Le paradoxe équato-guinéen

L’un des paradoxes les plus frappants du sommet de Malabo reste sans doute le choix de la Guinée équatoriale comme pays hôte. Membre à part entière de la CEEAC, le pays continue pourtant de bloquer la mise en œuvre de la libre circulation des personnes et des biens, l’un des piliers de l’intégration régionale.

Il y a quelques semaines encore, Malabo a expulsé plusieurs dizaines de ressortissants camerounais du territoire équato-guinéen sous des motifs peu clairs, voire fallacieux. Un type d’actions unilatérales qui met à mal les principes mêmes de la communauté.

Communauté des destins à construire

À l’heure où d’autres blocs régionaux africains comme la CEDEAO ou la SADC progressent dans l’harmonisation de leurs politiques économiques, monétaires et sécuritaires, l’Afrique centrale semble toujours enfermée dans une logique de souverainetés jalouses, de rivalités régionales et de décisions à géométrie variable.

Construire une communauté des destins suppose bien plus que des sommets et des déclarations.

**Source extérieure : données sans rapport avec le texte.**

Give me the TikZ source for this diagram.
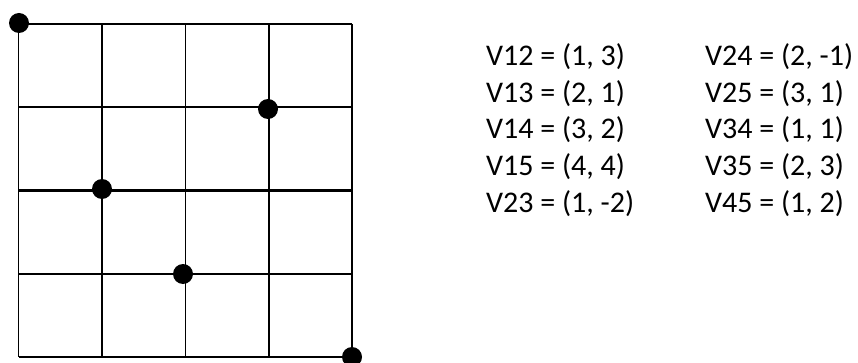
\documentclass[tikz,border=0pt]{standalone}
\usepackage{fontspec}
\setmainfont{Carlito}
\usetikzlibrary{positioning}

\begin{document}
\begin{tikzpicture}[
    x=1pt, y=-1pt,
    gridline/.style={
        draw=black,
        line width=1.6pt
    },
    dot/.style={
        circle,
        fill=black,
        inner sep=0pt,
        minimum size=20pt
    },
    vec/.style={
        anchor=base west,
        inner sep=0pt,
        font=\fontsize{30}{36}\selectfont
    }
]
\useasboundingbox (0,0) rectangle (858,363);

% grid
\foreach \i in {0,...,4} {
    \draw[gridline] ({18.5+83.4*\i},24) -- ({18.5+83.4*\i},357);
    \draw[gridline] (18.5,{24+83.25*\i}) -- (352,{24+83.25*\i});
}
\draw[gridline, line width=2.2pt] (18.5,190.5) -- (352,190.5);

% points
\node[dot] (P1) at (19,23) {};
\node[dot] (P2) at (268,109) {};
\node[dot] (P3) at (102,189) {};
\node[dot] (P4) at (183,274) {};
\node[dot] (P5) at (352,357) {};

% vectors
\node[vec] (V12) at (486,66) {V12 = (1, 3)};
\node[vec] (V13) at (486,102.5) {V13 = (2, 1)};
\node[vec] (V14) at (486,139) {V14 = (3, 2)};
\node[vec] (V15) at (486,175.5) {V15 = (4, 4)};
\node[vec] (V23) at (486,212) {V23 = (1, -2)};

\node[vec] (V24) at (705,66) {V24 = (2, -1)};
\node[vec] (V25) at (705,102.5) {V25 = (3, 1)};
\node[vec] (V34) at (705,139) {V34 = (1, 1)};
\node[vec] (V35) at (705,175.5) {V35 = (2, 3)};
\node[vec] (V45) at (705,212) {V45 = (1, 2)};

\end{tikzpicture}
\end{document}
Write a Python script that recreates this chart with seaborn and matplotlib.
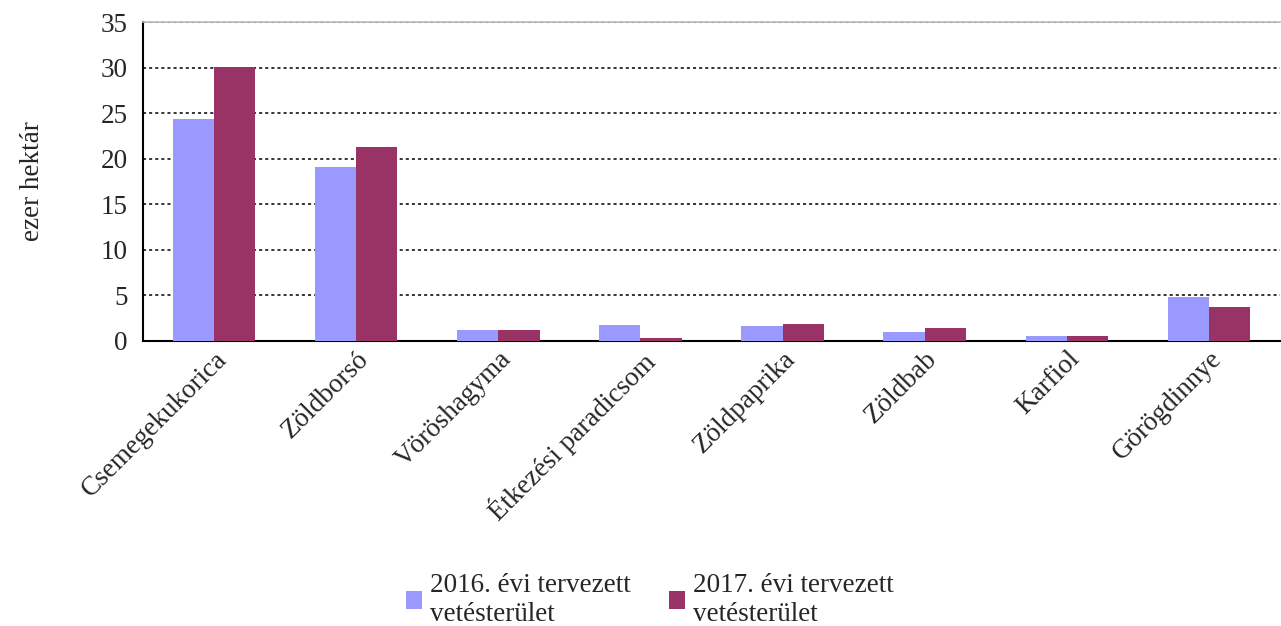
import pandas as pd
import matplotlib
matplotlib.use("Agg")
import matplotlib.pyplot as plt
import seaborn as sns

categories = ["Csemegekukorica", "Zöldborsó", "Vöröshagyma", "Étkezési paradicsom",
              "Zöldpaprika", "Zöldbab", "Karfiol", "Görögdinnye"]
area_2016 = [24.4, 19.1, 1.2, 1.8, 1.65, 1.0, 0.55, 4.8]
area_2017 = [30.1, 21.3, 1.2, 0.3, 1.85, 1.4, 0.55, 3.7]
series_labels = ["2016. évi tervezett\nvetésterület", "2017. évi tervezett\nvetésterület"]
colors = ["#9999FF", "#993366"]

df = pd.DataFrame({
    "cat": categories * 2,
    "value": area_2016 + area_2017,
    "series": [series_labels[0]] * len(categories) + [series_labels[1]] * len(categories),
})

sns.set_style("white")
plt.rcParams["font.family"] = ["Liberation Serif", "DejaVu Serif"]

fig = plt.figure(figsize=(12.81, 6.26), dpi=100)
ax = fig.add_axes([143 / 1281, 1 - 341 / 626, (1280 - 143) / 1281, (341 - 22) / 626])

sns.barplot(data=df, x="cat", y="value", hue="series", palette=colors,
            width=0.58, gap=0, saturation=1, linewidth=0, ax=ax, zorder=3)

ax.set_ylim(0, 35)
ax.set_yticks(range(0, 36, 5))
ax.yaxis.grid(True, linestyle=(0, (2, 2)), color="black", linewidth=1.1, zorder=0)
ax.set_axisbelow(True)
ax.set_xlim(-0.5, len(categories) - 0.5)

ax.tick_params(axis="y", labelsize=19.5, length=0, pad=11)
ax.tick_params(axis="x", labelsize=19.5, length=0, pad=4)
plt.setp(ax.get_xticklabels(), rotation=45, ha="right", rotation_mode="anchor")
ax.set_xlabel("")
ax.set_ylabel("ezer hektár", fontsize=19.5, labelpad=40)

for side in ["left", "bottom"]:
    ax.spines[side].set_color("black")
    ax.spines[side].set_linewidth(1.5)
ax.spines["right"].set_visible(False)
ax.spines["top"].set_color("#BBBBBB")
ax.spines["top"].set_linewidth(1.2)

handles, labels = ax.get_legend_handles_labels()
ax.legend_.remove()
leg = fig.legend(handles, labels, loc="center", bbox_to_anchor=(650 / 1281, 1 - 600 / 626),
                 ncol=2, frameon=False, fontsize=19.5, handlelength=0.6, handleheight=0.6,
                 handletextpad=0.3, columnspacing=1.4)
for t in leg.get_texts():
    t.set_linespacing(1.2)

fig.savefig("out.png", dpi=100)
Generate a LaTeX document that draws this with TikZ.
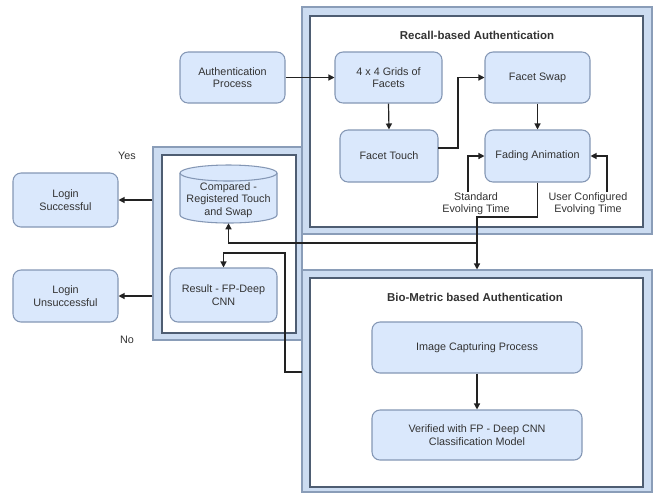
\documentclass[tikz,border=0pt]{standalone}
\usepackage{fontspec}
\setmainfont{Liberation Sans}
\usetikzlibrary{arrows.meta}
\definecolor{boxfill}{HTML}{DAE8FC}
\definecolor{boxline}{HTML}{8497B5}
\definecolor{bandfill}{HTML}{CCDCF1}
\definecolor{bandline}{HTML}{8A9DB8}
\definecolor{frameline}{HTML}{4E5D72}
\definecolor{txt}{HTML}{333333}
\definecolor{conn}{HTML}{222222}
\tikzset{
  every node/.style={font=\fontsize{8.1}{9.2}\selectfont, text=txt},
  procbox/.style={draw=boxline, fill=boxfill, line width=0.8pt, rounded corners=6pt, align=center, inner sep=2pt},
  outerframe/.style={draw=bandline, fill=bandfill, line width=0.8pt, inner sep=0pt},
  innerframe/.style={draw=frameline, fill=white, line width=1.1pt, inner sep=0pt},
  arr/.style={draw=conn, line width=0.9pt, -{Triangle[length=4.5pt,width=4.5pt]}},
  titletext/.style={font=\bfseries\fontsize{8.6}{10}\selectfont},
  plain/.style={align=center, inner sep=1pt}
}
\begin{document}
\begin{tikzpicture}[x=0.75pt,y=-0.75pt]
\useasboundingbox (0,0) rectangle (655,494);
% frames
\node[outerframe, minimum width=111.75pt, minimum height=144.75pt] (leftO) at (227.5,243.5) {};
\node[innerframe, minimum width=100.5pt, minimum height=133.5pt] (leftI) at (229,244) {};
\node[outerframe, minimum width=262.5pt, minimum height=170.25pt] (recO) at (477,120.5) {};
\node[innerframe, minimum width=249.75pt, minimum height=158.25pt] (recI) at (476.5,121.5) {};
\node[outerframe, minimum width=262.5pt, minimum height=166.5pt] (bioO) at (477,381) {};
\node[innerframe, minimum width=249.75pt, minimum height=156.75pt] (bioI) at (476.5,382.5) {};
% titles
\node[titletext] (recT) at (477,35) {Recall-based Authentication};
\node[titletext] (bioT) at (475,297) {Bio-Metric based Authentication};
% recall nodes
\node[procbox, minimum width=78.75pt, minimum height=38.25pt] (auth) at (232.5,77.5) {Authentication\\Process};
\node[procbox, minimum width=80.25pt, minimum height=38.25pt] (grid) at (388.5,77.5) {4 x 4 Grids of\\Facets};
\node[procbox, minimum width=78.75pt, minimum height=38.25pt] (swap) at (537.5,77.5) {Facet Swap};
\node[procbox, minimum width=73.5pt, minimum height=39pt] (touch) at (389,156) {Facet Touch};
\node[procbox, minimum width=78.75pt, minimum height=39pt] (fade) at (537.5,156) {Fading Animation};
\node[plain] (std) at (476,204) {Standard\\Evolving Time};
\node[plain] (usr) at (588,204) {User Configured\\Evolving Time};
% cylinder
\fill[boxfill] (180,173) -- (180,215) arc[start angle=180,end angle=0,x radius=48.5,y radius=8] -- (277,173) arc[start angle=0,end angle=-180,x radius=48.5,y radius=8] -- cycle;
\draw[boxline, line width=0.8pt] (180,173) -- (180,215) arc[start angle=180,end angle=0,x radius=48.5,y radius=8] -- (277,173);
\draw[boxline, line width=0.8pt] (228.5,173) ellipse[x radius=48.5, y radius=8];
\node[plain, minimum width=72.75pt, minimum height=34.5pt, font=\fontsize{8.1}{9.6}\selectfont] (cyl) at (228.5,200) {Compared -\\Registered Touch\\and Swap};
% left nodes
\node[procbox, minimum width=80.25pt, minimum height=40.5pt] (result) at (223.5,295) {Result - FP-Deep\\CNN};
\node[procbox, minimum width=78.75pt, minimum height=40.5pt] (logS) at (65.5,200) {Login\\Successful};
\node[procbox, minimum width=78.75pt, minimum height=39pt] (logU) at (65.5,296) {Login\\Unsuccessful};
\node[plain] (yes) at (127,156) {Yes};
\node[plain] (no) at (127,340) {No};
% bio nodes
\node[procbox, minimum width=157.5pt, minimum height=38.25pt] (imgcap) at (477,347.5) {Image Capturing Process};
\node[procbox, minimum width=157.5pt, minimum height=37.5pt] (verif) at (477,435) {Verified with FP - Deep CNN\\Classification Model};
% connectors
\draw[arr] (auth.east) -- (grid.west);
\draw[arr] (grid.south) -- (touch.north);
\coordinate (tk) at (438,148);
\draw[arr] (tk) -- (458,148) |- (swap.west);
\draw[arr] (swap.south) -- (fade.north);
\coordinate (s1) at (468,192);
\coordinate (u1) at (607,192);
\draw[arr] (s1) |- (fade.west);
\draw[arr] (u1) |- (fade.east);
\coordinate (j1) at (477,217);
\draw[arr] (fade.south) |- (j1) -- (bioO.north);
\coordinate (j2) at (477,243);
\draw[arr] (j2) -| (cyl.south);
\coordinate (b1) at (302,372);
\coordinate (b2) at (285,253);
\draw[arr] (b1) -| (b2) -| (result.north);
\draw[arr] (leftO.west |- logS.east) -- (logS.east);
\draw[arr] (leftO.west |- logU.east) -- (logU.east);
\draw[arr] (imgcap.south) -- (verif.north);
\end{tikzpicture}
\end{document}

La construction d’une communauté de destins tel qu’évoquée dans le thème des travaux, exige des actes forts comme l’ouvrir les frontières, l’harmonisation les politiques, le renforcement de la solidarité régionale et le dépassement des intérêts nationaux au nom du bien communautaire.

Tant que les États membres agiront en ordre dispersé, la CEEAC restera ce qu’elle est et rien d’autre ; une communauté toujours en chantier, loin de la vision intégrée qu’elle proclame. La rencontre de Malabo qui se tient en amont d’un autre sommet conjoint CEEAC-CEMAC annoncé au mois de juillet 2025, pourrait pourtant être cette occasion d’un sursaut diplomatique. Par simple volonté, les Chefs d’État peuvent décider de regarder en face, les contradictions qui minent leur projet.